Description of the task | Retype verbatim only the lines below, starting at the one that contains "Convert this chart to D3.js code." and ending at the one that contains "const h = 408;". Pictures are excluded from the copy.

Exercise input |
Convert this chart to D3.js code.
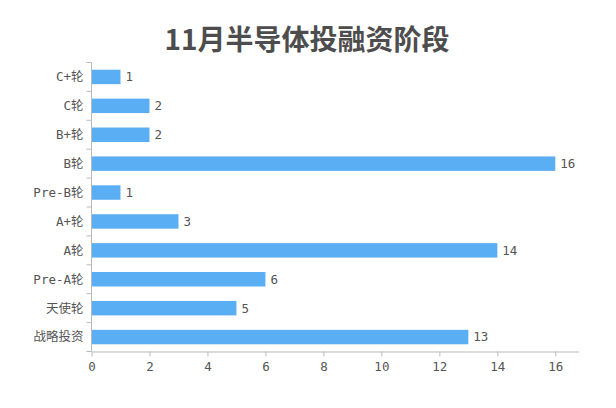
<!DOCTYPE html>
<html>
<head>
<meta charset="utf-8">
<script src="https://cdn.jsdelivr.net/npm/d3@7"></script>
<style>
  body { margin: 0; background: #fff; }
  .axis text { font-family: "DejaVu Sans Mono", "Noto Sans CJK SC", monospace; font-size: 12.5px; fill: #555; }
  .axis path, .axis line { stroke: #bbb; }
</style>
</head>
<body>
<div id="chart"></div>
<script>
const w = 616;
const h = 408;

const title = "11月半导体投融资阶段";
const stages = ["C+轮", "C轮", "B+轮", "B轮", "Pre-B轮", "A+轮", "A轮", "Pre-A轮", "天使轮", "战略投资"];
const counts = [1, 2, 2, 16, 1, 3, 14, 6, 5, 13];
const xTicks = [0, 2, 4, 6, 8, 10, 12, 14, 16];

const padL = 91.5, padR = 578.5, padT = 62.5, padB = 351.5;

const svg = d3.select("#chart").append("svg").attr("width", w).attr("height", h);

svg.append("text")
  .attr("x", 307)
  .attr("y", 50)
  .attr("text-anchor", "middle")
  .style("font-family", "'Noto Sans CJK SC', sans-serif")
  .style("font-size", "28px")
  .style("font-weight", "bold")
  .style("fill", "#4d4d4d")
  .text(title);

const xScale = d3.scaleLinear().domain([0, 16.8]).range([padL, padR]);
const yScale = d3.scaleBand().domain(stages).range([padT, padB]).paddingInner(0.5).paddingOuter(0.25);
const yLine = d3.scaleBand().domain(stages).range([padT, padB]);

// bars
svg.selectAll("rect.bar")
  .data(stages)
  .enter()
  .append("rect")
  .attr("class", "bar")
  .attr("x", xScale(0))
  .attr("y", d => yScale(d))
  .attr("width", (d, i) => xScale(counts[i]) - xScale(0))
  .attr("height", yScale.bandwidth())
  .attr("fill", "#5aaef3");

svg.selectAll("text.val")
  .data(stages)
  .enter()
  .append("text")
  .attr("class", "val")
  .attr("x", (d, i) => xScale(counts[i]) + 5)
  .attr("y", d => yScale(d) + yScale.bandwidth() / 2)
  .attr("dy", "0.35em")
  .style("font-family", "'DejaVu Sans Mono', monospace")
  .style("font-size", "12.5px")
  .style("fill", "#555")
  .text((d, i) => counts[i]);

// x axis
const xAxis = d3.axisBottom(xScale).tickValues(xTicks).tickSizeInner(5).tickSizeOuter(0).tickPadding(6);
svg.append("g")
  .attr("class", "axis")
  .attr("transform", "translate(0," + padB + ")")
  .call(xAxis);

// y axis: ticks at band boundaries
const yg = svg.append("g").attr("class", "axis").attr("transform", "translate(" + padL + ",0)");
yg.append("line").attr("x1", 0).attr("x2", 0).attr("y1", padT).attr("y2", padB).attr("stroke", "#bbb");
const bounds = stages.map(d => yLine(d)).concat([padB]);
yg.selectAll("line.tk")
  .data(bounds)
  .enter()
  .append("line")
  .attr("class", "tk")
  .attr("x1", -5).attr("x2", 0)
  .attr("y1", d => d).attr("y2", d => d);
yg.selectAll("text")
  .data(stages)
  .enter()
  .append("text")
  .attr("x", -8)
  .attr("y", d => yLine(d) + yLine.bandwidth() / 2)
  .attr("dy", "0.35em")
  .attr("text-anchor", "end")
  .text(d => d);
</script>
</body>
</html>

...

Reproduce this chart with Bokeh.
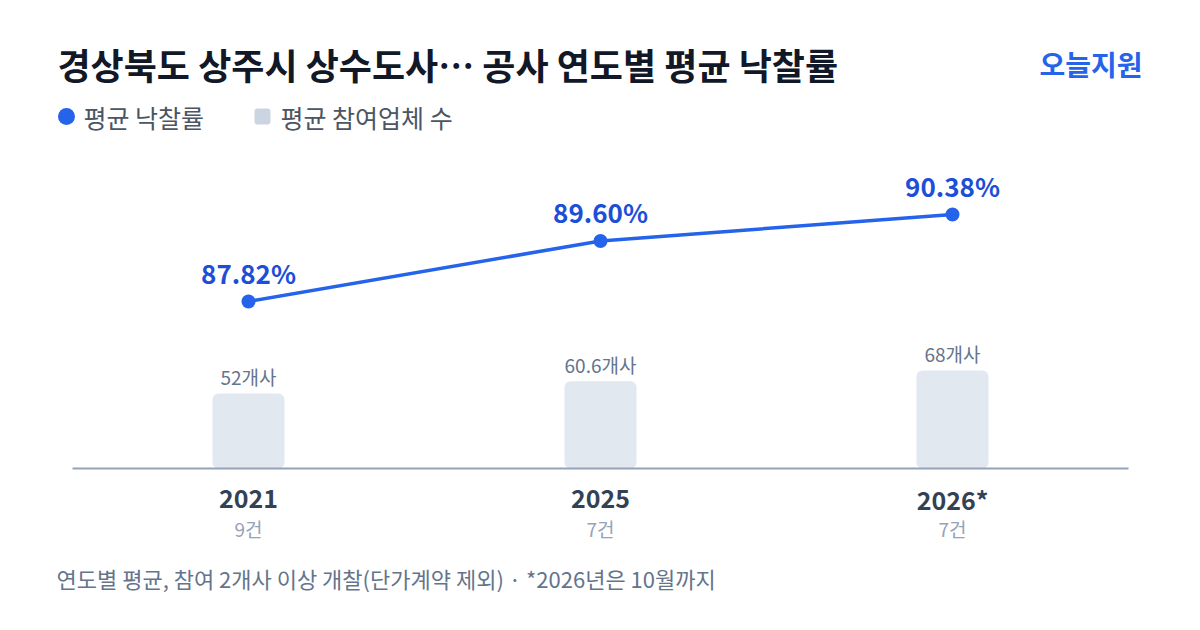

Answer |
Convert this chart to D3.js code.
<!DOCTYPE html>
<html>
<head>
<meta charset="utf-8">
<script src="https://cdn.jsdelivr.net/npm/d3@7"></script>
<style>
  body { margin: 0; background: #fff; }
  .axis text { font-family: "DejaVu Sans Mono", "Noto Sans CJK SC", monospace; font-size: 12.5px; fill: #555; }
  .axis path, .axis line { stroke: #bbb; }
</style>
</head>
<body>
<div id="chart"></div>
<script>
const w = 616;
const h = 408;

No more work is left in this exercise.